# Work instructions
Using the records below, quote only the span that opens with the line containing "What React, TypeScript" and closes with the line containing "XAxis, YAxis, ReferenceLine", exactly and inclusively.

# Given records
☆ ☆ ☆ ☆ ☆
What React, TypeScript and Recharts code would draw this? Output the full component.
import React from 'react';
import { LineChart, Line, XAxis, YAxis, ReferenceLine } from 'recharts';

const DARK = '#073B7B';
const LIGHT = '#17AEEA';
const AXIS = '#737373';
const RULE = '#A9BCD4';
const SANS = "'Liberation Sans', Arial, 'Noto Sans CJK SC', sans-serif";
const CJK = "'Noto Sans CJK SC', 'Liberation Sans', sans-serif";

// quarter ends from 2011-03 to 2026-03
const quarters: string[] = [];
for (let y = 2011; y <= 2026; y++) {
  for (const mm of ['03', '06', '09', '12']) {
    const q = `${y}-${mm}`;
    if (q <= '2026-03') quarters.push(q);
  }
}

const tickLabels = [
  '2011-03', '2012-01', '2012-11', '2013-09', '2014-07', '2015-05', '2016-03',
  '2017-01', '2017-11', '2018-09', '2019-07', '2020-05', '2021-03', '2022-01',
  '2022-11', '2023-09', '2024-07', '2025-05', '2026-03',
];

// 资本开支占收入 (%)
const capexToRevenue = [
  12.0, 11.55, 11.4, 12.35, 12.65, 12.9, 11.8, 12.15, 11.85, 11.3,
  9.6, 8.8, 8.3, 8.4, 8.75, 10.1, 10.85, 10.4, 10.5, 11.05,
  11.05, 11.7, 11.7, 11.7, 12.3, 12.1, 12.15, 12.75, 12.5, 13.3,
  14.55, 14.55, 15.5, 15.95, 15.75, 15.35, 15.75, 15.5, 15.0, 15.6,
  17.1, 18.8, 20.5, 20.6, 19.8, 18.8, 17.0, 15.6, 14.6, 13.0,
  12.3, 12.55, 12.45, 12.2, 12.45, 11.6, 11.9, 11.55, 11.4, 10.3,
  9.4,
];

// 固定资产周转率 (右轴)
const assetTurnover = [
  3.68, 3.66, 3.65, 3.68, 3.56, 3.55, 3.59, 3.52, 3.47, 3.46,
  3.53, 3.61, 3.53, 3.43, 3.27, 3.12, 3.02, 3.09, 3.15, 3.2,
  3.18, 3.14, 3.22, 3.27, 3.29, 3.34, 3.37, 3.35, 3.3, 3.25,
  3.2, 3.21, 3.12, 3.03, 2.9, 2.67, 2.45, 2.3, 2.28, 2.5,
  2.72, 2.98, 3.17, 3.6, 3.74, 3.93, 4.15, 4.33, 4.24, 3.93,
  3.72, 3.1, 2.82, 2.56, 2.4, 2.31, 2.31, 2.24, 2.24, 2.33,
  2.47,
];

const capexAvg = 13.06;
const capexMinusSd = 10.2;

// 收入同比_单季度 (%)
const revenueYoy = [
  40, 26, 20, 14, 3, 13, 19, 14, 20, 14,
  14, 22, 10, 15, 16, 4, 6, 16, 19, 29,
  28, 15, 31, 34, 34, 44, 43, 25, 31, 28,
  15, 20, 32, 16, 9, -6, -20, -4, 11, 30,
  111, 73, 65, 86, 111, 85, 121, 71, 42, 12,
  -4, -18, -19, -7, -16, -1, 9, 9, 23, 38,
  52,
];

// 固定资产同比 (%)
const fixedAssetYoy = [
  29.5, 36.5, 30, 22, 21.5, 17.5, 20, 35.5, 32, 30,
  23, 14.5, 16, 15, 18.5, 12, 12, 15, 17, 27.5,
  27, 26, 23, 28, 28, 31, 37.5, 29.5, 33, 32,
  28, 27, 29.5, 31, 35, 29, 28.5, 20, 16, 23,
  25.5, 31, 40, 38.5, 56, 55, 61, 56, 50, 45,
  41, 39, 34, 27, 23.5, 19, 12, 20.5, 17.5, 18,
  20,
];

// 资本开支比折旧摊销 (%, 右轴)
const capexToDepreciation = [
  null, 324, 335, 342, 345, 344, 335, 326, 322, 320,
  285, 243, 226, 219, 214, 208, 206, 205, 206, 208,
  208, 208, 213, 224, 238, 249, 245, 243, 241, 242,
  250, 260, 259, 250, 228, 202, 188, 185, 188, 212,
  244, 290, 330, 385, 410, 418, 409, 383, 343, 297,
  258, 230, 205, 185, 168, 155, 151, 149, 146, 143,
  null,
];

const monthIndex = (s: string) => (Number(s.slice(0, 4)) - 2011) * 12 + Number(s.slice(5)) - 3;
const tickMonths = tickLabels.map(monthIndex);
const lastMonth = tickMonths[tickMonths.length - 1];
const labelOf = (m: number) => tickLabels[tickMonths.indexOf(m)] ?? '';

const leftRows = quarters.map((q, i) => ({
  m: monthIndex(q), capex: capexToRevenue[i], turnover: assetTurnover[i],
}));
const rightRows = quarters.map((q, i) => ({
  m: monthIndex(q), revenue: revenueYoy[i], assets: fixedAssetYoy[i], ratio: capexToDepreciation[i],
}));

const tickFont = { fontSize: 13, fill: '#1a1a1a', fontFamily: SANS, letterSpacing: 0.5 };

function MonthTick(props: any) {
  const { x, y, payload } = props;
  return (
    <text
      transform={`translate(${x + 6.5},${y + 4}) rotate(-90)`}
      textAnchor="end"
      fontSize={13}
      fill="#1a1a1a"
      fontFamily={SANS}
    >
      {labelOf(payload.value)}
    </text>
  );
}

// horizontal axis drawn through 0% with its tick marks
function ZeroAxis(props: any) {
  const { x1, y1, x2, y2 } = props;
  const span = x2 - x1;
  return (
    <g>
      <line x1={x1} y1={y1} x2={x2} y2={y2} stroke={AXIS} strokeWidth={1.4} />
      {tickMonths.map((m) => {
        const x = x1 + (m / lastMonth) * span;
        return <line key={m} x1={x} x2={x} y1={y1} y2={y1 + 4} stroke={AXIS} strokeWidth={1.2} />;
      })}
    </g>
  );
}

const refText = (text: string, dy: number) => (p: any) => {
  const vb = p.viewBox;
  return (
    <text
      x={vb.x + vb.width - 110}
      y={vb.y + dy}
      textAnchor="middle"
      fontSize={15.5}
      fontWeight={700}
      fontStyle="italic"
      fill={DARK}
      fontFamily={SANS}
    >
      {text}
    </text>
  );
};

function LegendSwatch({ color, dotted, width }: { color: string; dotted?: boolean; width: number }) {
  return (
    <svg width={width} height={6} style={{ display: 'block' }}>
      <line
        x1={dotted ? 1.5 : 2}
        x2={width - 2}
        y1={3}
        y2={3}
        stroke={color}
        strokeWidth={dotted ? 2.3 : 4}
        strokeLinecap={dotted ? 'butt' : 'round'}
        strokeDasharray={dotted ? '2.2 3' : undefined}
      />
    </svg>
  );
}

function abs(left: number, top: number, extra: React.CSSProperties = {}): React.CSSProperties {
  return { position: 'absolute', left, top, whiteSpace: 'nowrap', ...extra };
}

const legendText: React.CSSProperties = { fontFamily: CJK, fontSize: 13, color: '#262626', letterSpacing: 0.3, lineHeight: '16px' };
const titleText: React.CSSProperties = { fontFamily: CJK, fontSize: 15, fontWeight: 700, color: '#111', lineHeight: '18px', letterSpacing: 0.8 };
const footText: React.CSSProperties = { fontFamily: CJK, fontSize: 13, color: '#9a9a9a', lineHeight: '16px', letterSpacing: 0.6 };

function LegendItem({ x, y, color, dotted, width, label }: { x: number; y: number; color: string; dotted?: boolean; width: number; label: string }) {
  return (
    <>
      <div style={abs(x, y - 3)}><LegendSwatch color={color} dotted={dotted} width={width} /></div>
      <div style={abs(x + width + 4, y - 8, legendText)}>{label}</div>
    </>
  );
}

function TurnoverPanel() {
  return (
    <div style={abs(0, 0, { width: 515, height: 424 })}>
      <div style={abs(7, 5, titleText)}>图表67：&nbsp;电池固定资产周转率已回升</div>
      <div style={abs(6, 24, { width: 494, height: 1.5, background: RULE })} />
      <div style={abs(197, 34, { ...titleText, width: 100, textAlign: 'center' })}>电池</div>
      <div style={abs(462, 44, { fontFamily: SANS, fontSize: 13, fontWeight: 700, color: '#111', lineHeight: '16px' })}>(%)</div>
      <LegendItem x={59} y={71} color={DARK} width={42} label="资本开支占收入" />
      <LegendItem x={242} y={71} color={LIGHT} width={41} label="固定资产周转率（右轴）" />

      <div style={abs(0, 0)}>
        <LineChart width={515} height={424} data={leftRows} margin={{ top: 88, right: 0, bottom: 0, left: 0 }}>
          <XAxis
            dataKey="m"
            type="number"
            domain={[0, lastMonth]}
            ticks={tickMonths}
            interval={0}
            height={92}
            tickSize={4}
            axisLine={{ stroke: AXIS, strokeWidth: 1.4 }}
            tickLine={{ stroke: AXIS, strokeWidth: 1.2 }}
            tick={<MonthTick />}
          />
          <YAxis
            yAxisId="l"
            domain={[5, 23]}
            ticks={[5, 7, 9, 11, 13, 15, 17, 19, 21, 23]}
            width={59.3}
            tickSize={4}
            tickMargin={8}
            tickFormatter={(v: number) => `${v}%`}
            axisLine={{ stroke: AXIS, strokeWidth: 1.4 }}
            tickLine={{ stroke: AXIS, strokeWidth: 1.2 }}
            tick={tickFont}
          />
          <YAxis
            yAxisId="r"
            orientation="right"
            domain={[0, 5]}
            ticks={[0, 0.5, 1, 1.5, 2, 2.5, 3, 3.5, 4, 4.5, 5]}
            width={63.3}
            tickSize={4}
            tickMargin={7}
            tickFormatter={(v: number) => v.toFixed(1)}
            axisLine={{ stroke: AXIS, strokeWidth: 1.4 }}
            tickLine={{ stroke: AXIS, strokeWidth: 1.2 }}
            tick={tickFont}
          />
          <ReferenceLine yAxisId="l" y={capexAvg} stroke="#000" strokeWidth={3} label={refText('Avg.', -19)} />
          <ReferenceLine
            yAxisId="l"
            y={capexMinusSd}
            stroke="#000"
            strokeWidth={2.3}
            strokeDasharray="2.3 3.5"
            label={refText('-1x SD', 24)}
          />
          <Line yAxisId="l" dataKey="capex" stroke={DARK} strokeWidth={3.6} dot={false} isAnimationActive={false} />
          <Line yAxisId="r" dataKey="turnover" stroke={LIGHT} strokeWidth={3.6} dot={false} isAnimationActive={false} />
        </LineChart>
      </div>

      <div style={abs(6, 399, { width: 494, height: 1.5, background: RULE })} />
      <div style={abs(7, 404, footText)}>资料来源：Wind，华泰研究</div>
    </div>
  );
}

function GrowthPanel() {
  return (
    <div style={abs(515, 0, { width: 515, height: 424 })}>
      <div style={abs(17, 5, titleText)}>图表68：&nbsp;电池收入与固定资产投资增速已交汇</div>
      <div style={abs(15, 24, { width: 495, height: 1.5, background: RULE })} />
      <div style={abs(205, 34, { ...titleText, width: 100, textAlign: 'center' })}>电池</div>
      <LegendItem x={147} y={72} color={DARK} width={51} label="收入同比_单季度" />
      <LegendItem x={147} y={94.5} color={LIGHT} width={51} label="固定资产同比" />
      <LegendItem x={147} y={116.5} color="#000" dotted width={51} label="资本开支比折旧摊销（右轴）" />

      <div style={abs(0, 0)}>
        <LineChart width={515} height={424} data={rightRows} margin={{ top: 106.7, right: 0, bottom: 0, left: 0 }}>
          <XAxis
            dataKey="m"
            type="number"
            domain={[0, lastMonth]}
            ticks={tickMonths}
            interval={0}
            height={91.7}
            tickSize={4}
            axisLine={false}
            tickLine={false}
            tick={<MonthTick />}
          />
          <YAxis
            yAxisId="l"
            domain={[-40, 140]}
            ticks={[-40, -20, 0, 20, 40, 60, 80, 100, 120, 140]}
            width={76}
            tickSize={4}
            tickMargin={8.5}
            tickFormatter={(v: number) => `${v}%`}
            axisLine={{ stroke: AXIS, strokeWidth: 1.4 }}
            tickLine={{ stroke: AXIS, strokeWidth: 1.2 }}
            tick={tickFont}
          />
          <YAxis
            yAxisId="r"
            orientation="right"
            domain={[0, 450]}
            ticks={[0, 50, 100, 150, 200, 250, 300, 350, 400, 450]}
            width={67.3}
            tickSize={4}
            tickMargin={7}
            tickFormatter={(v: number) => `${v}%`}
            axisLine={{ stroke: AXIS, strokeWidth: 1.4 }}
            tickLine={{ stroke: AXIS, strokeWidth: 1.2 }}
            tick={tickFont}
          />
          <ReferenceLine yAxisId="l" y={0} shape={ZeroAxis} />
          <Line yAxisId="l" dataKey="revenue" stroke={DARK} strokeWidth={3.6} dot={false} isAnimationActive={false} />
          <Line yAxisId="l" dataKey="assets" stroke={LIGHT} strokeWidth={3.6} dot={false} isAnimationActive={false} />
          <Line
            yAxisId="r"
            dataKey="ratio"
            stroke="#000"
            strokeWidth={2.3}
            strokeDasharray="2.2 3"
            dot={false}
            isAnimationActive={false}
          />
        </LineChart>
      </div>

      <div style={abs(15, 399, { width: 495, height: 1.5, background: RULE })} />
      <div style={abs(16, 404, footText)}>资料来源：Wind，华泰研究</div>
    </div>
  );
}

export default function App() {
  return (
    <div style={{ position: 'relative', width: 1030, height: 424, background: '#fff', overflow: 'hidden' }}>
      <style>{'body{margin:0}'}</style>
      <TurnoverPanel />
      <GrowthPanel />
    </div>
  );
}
☆ ☆ ☆ ☆ ☆
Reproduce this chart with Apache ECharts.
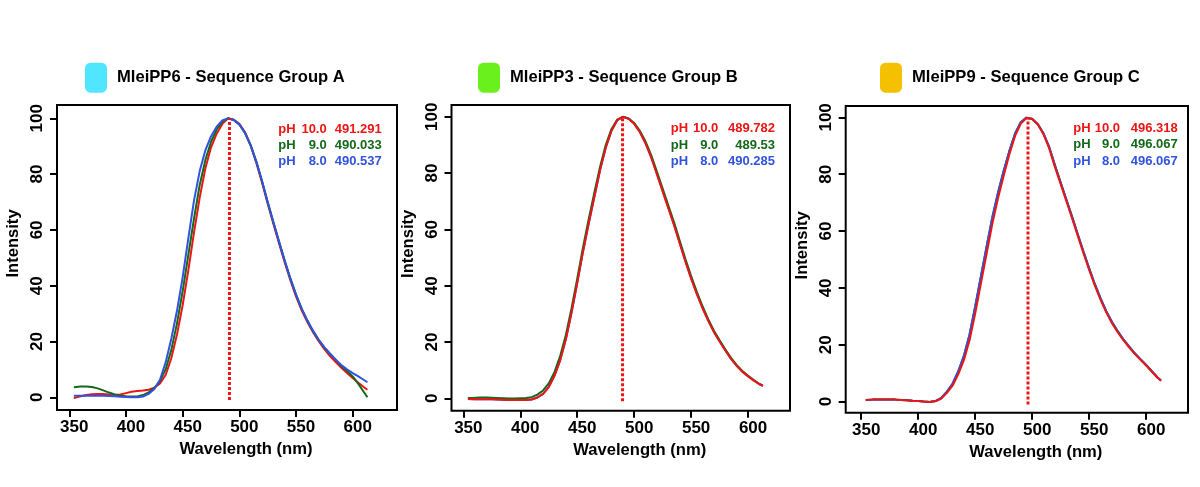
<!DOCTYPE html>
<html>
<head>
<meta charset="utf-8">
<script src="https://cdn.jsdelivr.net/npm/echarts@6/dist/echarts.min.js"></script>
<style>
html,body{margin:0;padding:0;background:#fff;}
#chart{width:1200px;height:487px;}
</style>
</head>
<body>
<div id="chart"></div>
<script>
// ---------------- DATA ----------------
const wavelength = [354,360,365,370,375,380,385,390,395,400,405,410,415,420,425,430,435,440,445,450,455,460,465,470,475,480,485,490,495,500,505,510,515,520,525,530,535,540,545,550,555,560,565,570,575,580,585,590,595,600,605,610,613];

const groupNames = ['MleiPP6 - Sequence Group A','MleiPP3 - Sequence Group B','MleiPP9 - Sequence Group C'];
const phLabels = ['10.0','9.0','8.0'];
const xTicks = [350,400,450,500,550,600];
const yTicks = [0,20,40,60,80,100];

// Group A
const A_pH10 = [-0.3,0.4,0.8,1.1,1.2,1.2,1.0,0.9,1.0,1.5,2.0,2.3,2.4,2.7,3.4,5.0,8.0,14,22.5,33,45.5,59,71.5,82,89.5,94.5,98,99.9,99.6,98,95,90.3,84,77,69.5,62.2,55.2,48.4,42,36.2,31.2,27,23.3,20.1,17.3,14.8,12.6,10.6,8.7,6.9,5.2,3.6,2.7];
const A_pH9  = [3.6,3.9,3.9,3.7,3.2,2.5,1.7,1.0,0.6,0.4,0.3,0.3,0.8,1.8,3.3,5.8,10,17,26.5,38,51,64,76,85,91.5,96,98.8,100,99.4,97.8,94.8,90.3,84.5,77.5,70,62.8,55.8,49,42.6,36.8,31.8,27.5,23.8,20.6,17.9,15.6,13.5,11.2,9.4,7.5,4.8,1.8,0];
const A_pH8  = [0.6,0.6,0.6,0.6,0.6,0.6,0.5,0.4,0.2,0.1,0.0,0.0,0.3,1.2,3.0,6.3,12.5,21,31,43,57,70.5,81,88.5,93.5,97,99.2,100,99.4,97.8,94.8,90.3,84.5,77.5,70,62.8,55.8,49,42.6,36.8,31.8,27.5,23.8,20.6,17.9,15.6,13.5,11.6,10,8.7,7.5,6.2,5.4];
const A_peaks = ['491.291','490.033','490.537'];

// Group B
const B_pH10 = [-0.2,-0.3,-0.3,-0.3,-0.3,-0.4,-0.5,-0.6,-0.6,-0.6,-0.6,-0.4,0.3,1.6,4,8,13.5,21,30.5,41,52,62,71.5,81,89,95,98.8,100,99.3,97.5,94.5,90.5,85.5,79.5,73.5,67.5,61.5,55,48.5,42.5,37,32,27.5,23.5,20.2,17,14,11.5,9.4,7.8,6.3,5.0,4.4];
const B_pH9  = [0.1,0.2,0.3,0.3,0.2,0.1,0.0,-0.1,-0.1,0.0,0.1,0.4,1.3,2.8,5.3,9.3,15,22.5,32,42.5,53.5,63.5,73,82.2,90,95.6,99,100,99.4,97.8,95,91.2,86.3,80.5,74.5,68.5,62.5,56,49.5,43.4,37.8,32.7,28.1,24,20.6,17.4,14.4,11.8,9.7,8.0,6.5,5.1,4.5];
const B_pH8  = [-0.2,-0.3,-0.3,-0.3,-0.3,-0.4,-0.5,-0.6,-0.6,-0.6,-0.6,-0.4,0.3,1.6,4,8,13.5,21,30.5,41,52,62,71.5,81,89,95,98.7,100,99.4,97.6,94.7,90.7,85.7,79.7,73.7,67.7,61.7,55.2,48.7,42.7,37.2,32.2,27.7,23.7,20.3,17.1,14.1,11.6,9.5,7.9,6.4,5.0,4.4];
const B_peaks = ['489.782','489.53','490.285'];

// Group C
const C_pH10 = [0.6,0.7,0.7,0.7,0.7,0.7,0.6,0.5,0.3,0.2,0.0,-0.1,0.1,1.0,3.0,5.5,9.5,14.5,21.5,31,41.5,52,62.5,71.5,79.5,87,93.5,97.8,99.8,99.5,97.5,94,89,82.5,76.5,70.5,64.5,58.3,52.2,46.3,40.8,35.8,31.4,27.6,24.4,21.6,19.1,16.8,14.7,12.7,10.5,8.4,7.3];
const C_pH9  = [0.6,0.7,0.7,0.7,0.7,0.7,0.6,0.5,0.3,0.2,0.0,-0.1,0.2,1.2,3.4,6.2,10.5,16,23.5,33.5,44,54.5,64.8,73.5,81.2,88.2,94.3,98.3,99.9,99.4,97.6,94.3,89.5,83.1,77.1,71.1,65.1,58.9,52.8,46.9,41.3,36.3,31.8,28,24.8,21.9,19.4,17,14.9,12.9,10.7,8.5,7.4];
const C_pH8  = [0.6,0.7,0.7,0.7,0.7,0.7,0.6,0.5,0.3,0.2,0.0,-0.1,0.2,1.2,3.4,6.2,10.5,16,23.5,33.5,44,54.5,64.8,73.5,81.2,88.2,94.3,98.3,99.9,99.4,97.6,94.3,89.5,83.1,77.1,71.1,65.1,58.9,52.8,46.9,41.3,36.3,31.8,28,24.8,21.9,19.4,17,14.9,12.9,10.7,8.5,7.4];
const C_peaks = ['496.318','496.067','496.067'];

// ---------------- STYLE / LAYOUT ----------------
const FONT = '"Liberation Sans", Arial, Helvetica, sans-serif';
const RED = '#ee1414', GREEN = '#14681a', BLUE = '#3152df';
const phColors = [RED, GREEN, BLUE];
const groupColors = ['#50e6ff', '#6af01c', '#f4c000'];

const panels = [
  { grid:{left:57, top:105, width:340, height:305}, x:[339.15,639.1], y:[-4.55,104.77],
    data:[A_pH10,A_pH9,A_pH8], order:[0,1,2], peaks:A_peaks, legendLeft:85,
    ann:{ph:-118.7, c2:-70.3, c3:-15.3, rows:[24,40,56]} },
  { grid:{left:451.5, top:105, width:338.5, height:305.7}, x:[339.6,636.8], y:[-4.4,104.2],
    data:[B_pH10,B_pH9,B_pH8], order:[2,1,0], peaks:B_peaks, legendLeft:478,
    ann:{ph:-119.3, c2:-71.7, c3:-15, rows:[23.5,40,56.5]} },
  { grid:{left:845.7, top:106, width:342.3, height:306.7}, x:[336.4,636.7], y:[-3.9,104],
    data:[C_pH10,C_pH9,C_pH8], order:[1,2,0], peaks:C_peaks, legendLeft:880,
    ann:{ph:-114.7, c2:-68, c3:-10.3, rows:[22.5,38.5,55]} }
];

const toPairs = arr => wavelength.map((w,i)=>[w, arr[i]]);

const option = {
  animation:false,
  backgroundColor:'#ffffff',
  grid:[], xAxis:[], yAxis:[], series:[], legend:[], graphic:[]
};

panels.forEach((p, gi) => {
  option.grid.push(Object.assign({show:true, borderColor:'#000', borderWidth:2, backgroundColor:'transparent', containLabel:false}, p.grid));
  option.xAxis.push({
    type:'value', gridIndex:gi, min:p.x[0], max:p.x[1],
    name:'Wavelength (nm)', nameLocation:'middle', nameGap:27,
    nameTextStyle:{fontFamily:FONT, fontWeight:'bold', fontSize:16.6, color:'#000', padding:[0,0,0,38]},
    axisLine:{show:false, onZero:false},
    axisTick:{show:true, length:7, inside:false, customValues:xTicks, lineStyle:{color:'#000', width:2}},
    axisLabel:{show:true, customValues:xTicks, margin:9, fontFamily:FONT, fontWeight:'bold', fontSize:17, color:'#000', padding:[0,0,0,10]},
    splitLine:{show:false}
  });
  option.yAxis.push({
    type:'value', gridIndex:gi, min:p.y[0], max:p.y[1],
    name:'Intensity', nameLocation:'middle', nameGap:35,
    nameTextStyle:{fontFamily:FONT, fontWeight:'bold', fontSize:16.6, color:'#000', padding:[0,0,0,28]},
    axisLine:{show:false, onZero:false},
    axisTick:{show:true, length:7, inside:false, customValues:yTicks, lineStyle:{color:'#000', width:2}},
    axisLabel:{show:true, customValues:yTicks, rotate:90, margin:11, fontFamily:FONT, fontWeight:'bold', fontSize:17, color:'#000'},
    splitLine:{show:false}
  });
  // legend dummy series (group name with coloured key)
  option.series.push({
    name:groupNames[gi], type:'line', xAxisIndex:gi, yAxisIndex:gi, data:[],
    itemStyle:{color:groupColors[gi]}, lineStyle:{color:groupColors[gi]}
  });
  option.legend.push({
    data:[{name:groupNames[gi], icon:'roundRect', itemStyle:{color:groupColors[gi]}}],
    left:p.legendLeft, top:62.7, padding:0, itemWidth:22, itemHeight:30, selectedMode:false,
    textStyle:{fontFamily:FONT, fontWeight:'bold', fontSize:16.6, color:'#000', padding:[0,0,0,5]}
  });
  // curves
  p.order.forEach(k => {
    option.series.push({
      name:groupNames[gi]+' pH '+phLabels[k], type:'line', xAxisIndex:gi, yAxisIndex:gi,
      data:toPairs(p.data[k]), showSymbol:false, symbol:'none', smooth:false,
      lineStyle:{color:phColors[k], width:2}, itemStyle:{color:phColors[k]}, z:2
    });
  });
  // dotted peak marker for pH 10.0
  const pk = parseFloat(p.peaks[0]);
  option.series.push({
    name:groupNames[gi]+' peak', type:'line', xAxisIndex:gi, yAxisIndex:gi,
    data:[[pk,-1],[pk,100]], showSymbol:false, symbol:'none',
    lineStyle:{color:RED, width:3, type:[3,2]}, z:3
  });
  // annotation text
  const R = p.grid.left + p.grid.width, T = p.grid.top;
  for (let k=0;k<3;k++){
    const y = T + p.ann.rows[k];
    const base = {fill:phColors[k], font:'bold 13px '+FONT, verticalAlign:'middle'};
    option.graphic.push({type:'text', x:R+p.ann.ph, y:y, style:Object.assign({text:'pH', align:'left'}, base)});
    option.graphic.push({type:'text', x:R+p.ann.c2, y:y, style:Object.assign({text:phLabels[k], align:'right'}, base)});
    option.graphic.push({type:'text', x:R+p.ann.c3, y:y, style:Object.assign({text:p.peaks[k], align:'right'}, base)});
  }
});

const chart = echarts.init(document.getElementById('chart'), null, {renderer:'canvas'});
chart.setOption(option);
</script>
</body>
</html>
☆ ☆ ☆ ☆ ☆
# Result of this task
What React, TypeScript and Recharts code would draw this? Output the full component.
import React from 'react';
import { LineChart, Line, XAxis, YAxis, ReferenceLine } from 'recharts';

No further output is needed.